An Unsuccessful Approach to LLM Attribution

An Unsuccessful Approach to LLM Attribution#

Once the DEFCON 30 AI Village CTF concluded, I was happy to take the remaining week to poke at the Machine Learning Model Attribution Challenge. The challenge had tickled my curiousity since its announcement, but I just did not have the bandwidth while running the CTF. The tl;dr of the competition is that we’re presented with APIs for 12 large language models (LLMs) that have been finetuned from 12 base models. Based on our queries, we must identify the base model “parent” of each finetuned model. I finished an abysmal 10/14, having only correctly attributed 3 out of 12 models. Let’s explore my two (failed) research angles.

I thought that finetuning should only modify model outputs in regions of space similar to the finetuning data points and suspected these data points to be in the standard natural language space. My hypothesis was that given a sufficiently bizarre string (unlikely to be near the training data), the value returned from a finetuned model should be similar to its parent. Here was my bizarre string generator: word = ''.join(random.choices(string.printable + string.whitespace, k=random.randint(16,64)))

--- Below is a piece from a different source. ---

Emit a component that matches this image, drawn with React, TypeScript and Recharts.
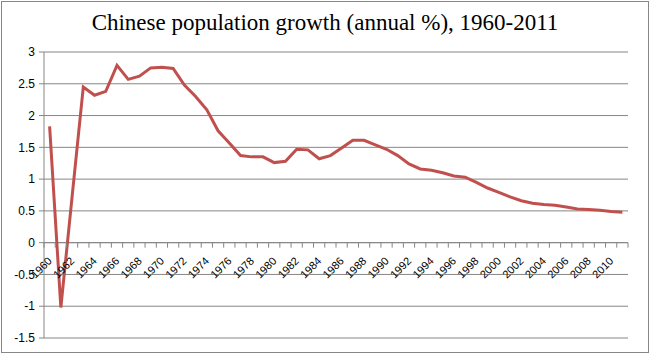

My first approach was to try and identify the best such “bizarre string.” The tie-breaker for the competition was the number of queries to the finetuned models, but base model queries were free (until you hit the huggingface API limit – whoops). To minimize finetuned model queries, I first tried to search for an optimum bizarre string in the base model space. This string would be one that maximized the differences in the values returned by the 12 base models. I used jaro similarity as this distance metric. In a loop, I would generate a random string, submit it to each of the 12 base models, and return the maximum and median pairwise similarities. My best candidate string would have the lowest value. For instance, one string that scored well was /`0?F#[EKS9rLW\";Yms. If my theory held, I should be able to take this string to the finetuned models and each of their outputs should be relatively similar to one of the 12 base models. For instance, the output from gpt2 (/`0?F#[EKS9rLW";Yms9XjGQV;Qy-Z-A9S2U5UJX4=XM&P@C5V0=_) should be very similar to the output from one of the finetuned models. Alas, this did not hold. There was one exact match, but the remaining the remaining outputs were sufficiently different to make matching difficult or impossible.

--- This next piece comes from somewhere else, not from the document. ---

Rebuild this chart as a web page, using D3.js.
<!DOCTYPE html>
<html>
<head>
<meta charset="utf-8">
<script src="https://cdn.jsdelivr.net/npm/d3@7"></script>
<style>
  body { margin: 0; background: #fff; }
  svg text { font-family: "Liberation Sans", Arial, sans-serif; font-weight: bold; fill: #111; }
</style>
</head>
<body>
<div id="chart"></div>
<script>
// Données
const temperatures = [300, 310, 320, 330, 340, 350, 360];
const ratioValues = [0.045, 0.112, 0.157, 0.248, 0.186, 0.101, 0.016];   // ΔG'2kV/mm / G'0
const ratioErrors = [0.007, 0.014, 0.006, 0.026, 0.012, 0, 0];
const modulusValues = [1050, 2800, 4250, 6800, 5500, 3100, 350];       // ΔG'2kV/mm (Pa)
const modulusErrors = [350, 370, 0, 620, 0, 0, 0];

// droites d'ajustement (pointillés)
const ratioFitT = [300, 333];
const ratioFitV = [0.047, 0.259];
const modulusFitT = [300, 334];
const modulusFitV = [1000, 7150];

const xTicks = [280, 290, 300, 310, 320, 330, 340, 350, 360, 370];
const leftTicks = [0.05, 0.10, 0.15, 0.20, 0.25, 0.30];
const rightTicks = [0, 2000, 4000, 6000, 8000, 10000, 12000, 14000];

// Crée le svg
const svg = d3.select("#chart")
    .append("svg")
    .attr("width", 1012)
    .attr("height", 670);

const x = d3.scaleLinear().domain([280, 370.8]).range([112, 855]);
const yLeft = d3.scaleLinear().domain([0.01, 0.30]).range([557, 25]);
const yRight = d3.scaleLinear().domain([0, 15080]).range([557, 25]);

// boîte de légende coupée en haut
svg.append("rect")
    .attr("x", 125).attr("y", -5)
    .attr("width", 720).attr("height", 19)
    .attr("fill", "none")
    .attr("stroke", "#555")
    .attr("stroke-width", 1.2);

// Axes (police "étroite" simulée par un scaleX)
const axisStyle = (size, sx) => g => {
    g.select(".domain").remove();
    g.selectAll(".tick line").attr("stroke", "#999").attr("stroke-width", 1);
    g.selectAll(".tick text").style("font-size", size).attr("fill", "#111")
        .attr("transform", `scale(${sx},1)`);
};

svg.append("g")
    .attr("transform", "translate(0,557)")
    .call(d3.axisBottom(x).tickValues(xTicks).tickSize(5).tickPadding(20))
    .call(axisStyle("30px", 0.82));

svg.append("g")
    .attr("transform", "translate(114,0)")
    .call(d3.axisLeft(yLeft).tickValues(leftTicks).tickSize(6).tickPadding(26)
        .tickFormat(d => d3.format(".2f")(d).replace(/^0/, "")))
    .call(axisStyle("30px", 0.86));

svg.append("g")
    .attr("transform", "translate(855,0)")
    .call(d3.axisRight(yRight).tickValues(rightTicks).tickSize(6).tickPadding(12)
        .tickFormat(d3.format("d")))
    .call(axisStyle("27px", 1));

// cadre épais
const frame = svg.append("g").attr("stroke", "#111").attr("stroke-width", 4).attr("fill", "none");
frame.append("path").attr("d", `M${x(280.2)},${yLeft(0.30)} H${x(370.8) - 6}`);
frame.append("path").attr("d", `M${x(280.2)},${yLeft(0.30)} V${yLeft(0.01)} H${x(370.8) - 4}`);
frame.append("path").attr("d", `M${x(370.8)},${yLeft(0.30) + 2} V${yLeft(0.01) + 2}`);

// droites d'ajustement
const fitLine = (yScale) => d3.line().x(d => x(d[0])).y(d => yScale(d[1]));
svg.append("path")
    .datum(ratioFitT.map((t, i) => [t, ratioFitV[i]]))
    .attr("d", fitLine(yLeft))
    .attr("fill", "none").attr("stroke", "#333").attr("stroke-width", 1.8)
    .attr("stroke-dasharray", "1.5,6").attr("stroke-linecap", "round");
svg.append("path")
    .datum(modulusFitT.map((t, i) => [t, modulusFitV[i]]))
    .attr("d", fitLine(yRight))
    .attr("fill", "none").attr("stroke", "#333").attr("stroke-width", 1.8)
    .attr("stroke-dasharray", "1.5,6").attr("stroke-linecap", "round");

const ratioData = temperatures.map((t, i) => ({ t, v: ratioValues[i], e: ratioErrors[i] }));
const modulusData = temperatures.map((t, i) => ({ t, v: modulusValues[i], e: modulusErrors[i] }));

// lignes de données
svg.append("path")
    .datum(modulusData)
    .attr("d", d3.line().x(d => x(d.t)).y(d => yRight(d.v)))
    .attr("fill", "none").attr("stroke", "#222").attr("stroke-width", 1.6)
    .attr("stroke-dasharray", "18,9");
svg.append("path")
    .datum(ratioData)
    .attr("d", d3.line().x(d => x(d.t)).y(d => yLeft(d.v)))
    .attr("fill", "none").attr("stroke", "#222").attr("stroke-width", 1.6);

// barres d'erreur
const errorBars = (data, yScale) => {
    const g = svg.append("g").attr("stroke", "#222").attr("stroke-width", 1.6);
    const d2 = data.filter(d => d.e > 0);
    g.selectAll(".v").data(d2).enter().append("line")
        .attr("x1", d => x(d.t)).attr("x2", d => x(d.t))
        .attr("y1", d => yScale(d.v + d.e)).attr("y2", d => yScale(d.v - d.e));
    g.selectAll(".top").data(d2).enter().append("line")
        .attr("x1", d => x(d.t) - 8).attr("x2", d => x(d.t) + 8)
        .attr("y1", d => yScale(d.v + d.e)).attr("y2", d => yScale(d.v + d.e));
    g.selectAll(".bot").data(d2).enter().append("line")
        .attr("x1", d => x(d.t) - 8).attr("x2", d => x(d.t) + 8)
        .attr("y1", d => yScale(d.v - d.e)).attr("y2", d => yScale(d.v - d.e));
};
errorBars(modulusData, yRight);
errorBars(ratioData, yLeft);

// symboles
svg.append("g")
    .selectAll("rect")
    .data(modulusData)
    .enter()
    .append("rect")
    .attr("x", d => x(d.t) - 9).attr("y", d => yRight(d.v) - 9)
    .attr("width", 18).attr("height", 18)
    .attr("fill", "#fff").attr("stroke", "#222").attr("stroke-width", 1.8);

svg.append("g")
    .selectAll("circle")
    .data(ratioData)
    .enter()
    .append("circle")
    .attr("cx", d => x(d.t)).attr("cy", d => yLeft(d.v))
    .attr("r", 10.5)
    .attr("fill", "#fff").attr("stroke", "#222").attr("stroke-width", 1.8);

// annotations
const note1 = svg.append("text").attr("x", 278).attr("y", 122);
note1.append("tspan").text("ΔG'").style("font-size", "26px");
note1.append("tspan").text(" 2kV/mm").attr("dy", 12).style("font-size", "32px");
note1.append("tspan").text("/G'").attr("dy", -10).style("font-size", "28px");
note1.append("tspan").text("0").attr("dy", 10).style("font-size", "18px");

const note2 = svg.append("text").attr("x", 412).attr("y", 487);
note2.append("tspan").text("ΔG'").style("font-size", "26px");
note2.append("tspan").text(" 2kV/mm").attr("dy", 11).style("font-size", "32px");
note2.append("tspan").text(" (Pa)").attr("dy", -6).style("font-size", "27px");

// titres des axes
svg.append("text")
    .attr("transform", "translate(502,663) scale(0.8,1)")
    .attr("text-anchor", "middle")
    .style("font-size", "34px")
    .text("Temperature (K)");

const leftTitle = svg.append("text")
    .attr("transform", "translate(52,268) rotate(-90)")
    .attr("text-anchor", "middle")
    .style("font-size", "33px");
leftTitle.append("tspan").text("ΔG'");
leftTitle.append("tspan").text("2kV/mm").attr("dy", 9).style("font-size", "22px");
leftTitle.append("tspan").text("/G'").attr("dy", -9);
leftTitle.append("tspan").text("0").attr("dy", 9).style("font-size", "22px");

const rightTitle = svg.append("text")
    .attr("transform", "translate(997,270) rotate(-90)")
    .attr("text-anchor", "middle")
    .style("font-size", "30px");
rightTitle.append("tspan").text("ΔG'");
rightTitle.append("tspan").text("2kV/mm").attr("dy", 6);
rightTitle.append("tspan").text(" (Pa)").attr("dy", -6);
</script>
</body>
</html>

My second approach was to extend the same line of thinking, but increase the number of queries and move the attack online. I used my random string generator to generate bizarre strings and send them through all 24 models (12 base and 12 finetuned). For each iteration, I used jaro similarity again to save the most likely pairings. After ~50 such strings, I took the highest scoring pairs and submitted them as my solution to mlmac. I anxiously awaited the competition conclusion when I could see the results… but alas, only 3/12!

You can’t win them all. I learned some stuff about large language models, made a donation to the huggingface API fund, and had fun. The winning solution correctly attributed 7/12 and I was happy to see plenty of submissions by students. I’m looking forward to reading their approaches. Congratulations to the other competitors and thank you organizers for putting on the competition.